#### [DATASET EXTRACT]
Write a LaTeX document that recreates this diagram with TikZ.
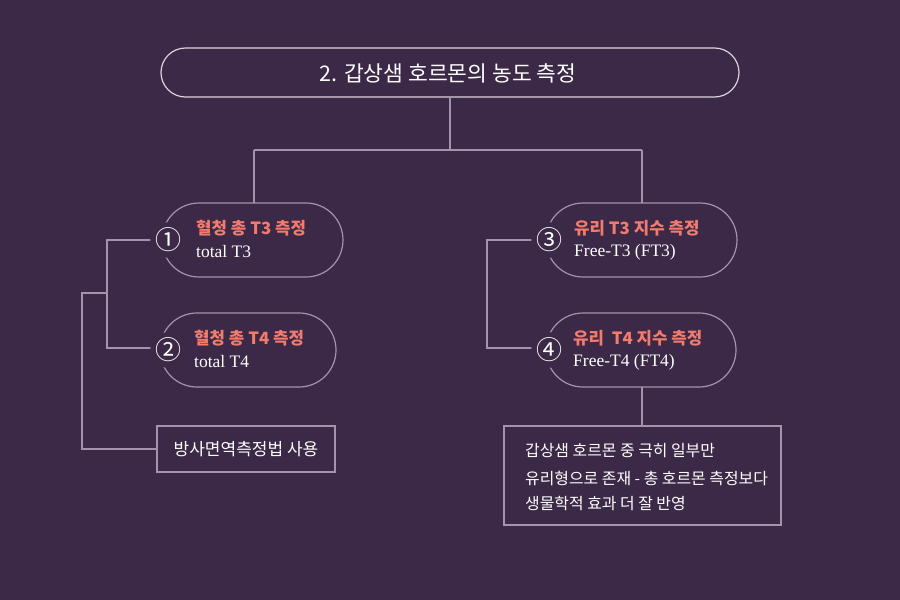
\documentclass[tikz,border=0pt]{standalone}
\usepackage{fontspec}
\setmainfont{Liberation Serif}
\newfontfamily\kr{Noto Sans CJK KR}
\usetikzlibrary{positioning}
\definecolor{bg}{HTML}{3C2947}
\definecolor{ln}{HTML}{A393AC}
\definecolor{tl}{HTML}{DCD3E0}
\definecolor{sal}{HTML}{F37B6C}
\tikzset{
  conn/.style={draw=ln, line width=1.2pt},
  pill/.style={draw=ln, line width=1.2pt, rounded corners=37pt},
  numc/.style={circle, fill=bg, inner sep=0pt, text=white, font=\kr\fontsize{26}{26}\selectfont},
  ktitle/.style={anchor=west, text=sal, font=\kr\bfseries\fontsize{16.8}{16.8}\selectfont, inner sep=0pt},
  etext/.style={anchor=west, text=white, font=\fontsize{17.5}{17.5}\selectfont, inner sep=0pt},
  infobox/.style={draw=ln, line width=1.2pt, fill=bg},
  boxtext/.style={anchor=west, text=white, inner sep=0pt, font=\kr\fontsize{15.9}{15.9}\selectfont},
}
\begin{document}
\begin{tikzpicture}[x=1pt,y=-1pt]
\fill[bg] (0,0) rectangle (900,600);
\useasboundingbox (0,0) rectangle (900,600);
% title
\draw[draw=tl, line width=1.2pt, rounded corners=24.5pt] (161,48) rectangle (739,97);
\node[text=white, font=\kr\fontsize{21.5}{21.5}\selectfont] (title) at (448,73) {2. 갑상샘 호르몬의 농도 측정};
% top connectors
\coordinate (tb) at (450,97);
\coordinate (split) at (450,150);
\draw[conn] (tb) -- (split) (254,150) -- (642,150);
\draw[conn] (254,150) -- (254,203);
\draw[conn] (642,150) -- (642,203);
% pills
\draw[pill] (162,203) rectangle (343,277);
\draw[pill] (160,313) rectangle (336,387);
\draw[pill] (546,203) rectangle (737,277);
\draw[pill] (546,313) rectangle (736,387);
% left connectors
\draw[conn] (160,240) -- (107,240) -- (107,348) -- (160,348);
\draw[conn] (107,293) -- (82,293) -- (82,449) -- (157,449);
% right connectors
\draw[conn] (540,240) -- (487,240) -- (487,348) -- (540,348);
\draw[conn] (642,387) -- (642,426);
% numbers
\node[numc] (n1) at (168,240) {①};
\node[numc] (n2) at (168,350) {②};
\node[numc] (n3) at (549,240) {③};
\node[numc] (n4) at (549,350) {④};
% pill texts
\node[ktitle] (t1) at (196,228) {혈청 총 T3 측정};
\node[etext] (e1) at (196,252) {total T3};
\node[ktitle] (t2) at (194,338) {혈청 총 T4 측정};
\node[etext] (e2) at (194,362) {total T4};
\node[ktitle] (t3) at (574,228) {유리 T3 지수 측정};
\node[etext] (e3) at (574,252) {Free-T3 (FT3)};
\node[ktitle] (t4) at (573,338) {유리\ \ T4 지수 측정};
\node[etext] (e4) at (573,362) {Free-T4 (FT4)};
% boxes
\draw[infobox] (157,426) rectangle (335,472);
\node[text=white, font=\kr\fontsize{17}{17}\selectfont] (b1) at (246,449) {방사면역측정법 사용};
\draw[infobox] (504,426) rectangle (781,525);
\node[boxtext] (l1) at (525,451) {갑상샘 호르몬 중 극히 일부만};
\node[boxtext] (l2) at (525,478) {유리형으로 존재 - 총 호르몬 측정보다};
\node[boxtext] (l3) at (525,504) {생물학적 효과 더 잘 반영};
\end{tikzpicture}
\end{document}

#### [DIRECTIVE]
Set the listing down in full and exactly. Pictures within it should not appear in the copy.

#### [RESULT OF THE TASK]
Write a LaTeX document that recreates this diagram with TikZ.
\documentclass[tikz,border=0pt]{standalone}
\usepackage{fontspec}
\setmainfont{Liberation Serif}
\newfontfamily\kr{Noto Sans CJK KR}
\usetikzlibrary{positioning}
\definecolor{bg}{HTML}{3C2947}
\definecolor{ln}{HTML}{A393AC}
\definecolor{tl}{HTML}{DCD3E0}
\definecolor{sal}{HTML}{F37B6C}
\tikzset{
  conn/.style={draw=ln, line width=1.2pt},
  pill/.style={draw=ln, line width=1.2pt, rounded corners=37pt},
  numc/.style={circle, fill=bg, inner sep=0pt, text=white, font=\kr\fontsize{26}{26}\selectfont},
  ktitle/.style={anchor=west, text=sal, font=\kr\bfseries\fontsize{16.8}{16.8}\selectfont, inner sep=0pt},
  etext/.style={anchor=west, text=white, font=\fontsize{17.5}{17.5}\selectfont, inner sep=0pt},
  infobox/.style={draw=ln, line width=1.2pt, fill=bg},
  boxtext/.style={anchor=west, text=white, inner sep=0pt, font=\kr\fontsize{15.9}{15.9}\selectfont},
}
\begin{document}
\begin{tikzpicture}[x=1pt,y=-1pt]
\fill[bg] (0,0) rectangle (900,600);
\useasboundingbox (0,0) rectangle (900,600);
% title
\draw[draw=tl, line width=1.2pt, rounded corners=24.5pt] (161,48) rectangle (739,97);
\node[text=white, font=\kr\fontsize{21.5}{21.5}\selectfont] (title) at (448,73) {2. 갑상샘 호르몬의 농도 측정};
% top connectors
\coordinate (tb) at (450,97);
\coordinate (split) at (450,150);
\draw[conn] (tb) -- (split) (254,150) -- (642,150);
\draw[conn] (254,150) -- (254,203);
\draw[conn] (642,150) -- (642,203);
% pills
\draw[pill] (162,203) rectangle (343,277);
\draw[pill] (160,313) rectangle (336,387);
\draw[pill] (546,203) rectangle (737,277);
\draw[pill] (546,313) rectangle (736,387);
% left connectors
\draw[conn] (160,240) -- (107,240) -- (107,348) -- (160,348);
\draw[conn] (107,293) -- (82,293) -- (82,449) -- (157,449);
% right connectors
\draw[conn] (540,240) -- (487,240) -- (487,348) -- (540,348);
\draw[conn] (642,387) -- (642,426);
% numbers
\node[numc] (n1) at (168,240) {①};
\node[numc] (n2) at (168,350) {②};
\node[numc] (n3) at (549,240) {③};
\node[numc] (n4) at (549,350) {④};
% pill texts
\node[ktitle] (t1) at (196,228) {혈청 총 T3 측정};
\node[etext] (e1) at (196,252) {total T3};
\node[ktitle] (t2) at (194,338) {혈청 총 T4 측정};
\node[etext] (e2) at (194,362) {total T4};
\node[ktitle] (t3) at (574,228) {유리 T3 지수 측정};
\node[etext] (e3) at (574,252) {Free-T3 (FT3)};
\node[ktitle] (t4) at (573,338) {유리\ \ T4 지수 측정};
\node[etext] (e4) at (573,362) {Free-T4 (FT4)};
% boxes
\draw[infobox] (157,426) rectangle (335,472);
\node[text=white, font=\kr\fontsize{17}{17}\selectfont] (b1) at (246,449) {방사면역측정법 사용};
\draw[infobox] (504,426) rectangle (781,525);
\node[boxtext] (l1) at (525,451) {갑상샘 호르몬 중 극히 일부만};
\node[boxtext] (l2) at (525,478) {유리형으로 존재 - 총 호르몬 측정보다};
\node[boxtext] (l3) at (525,504) {생물학적 효과 더 잘 반영};
\end{tikzpicture}
\end{document}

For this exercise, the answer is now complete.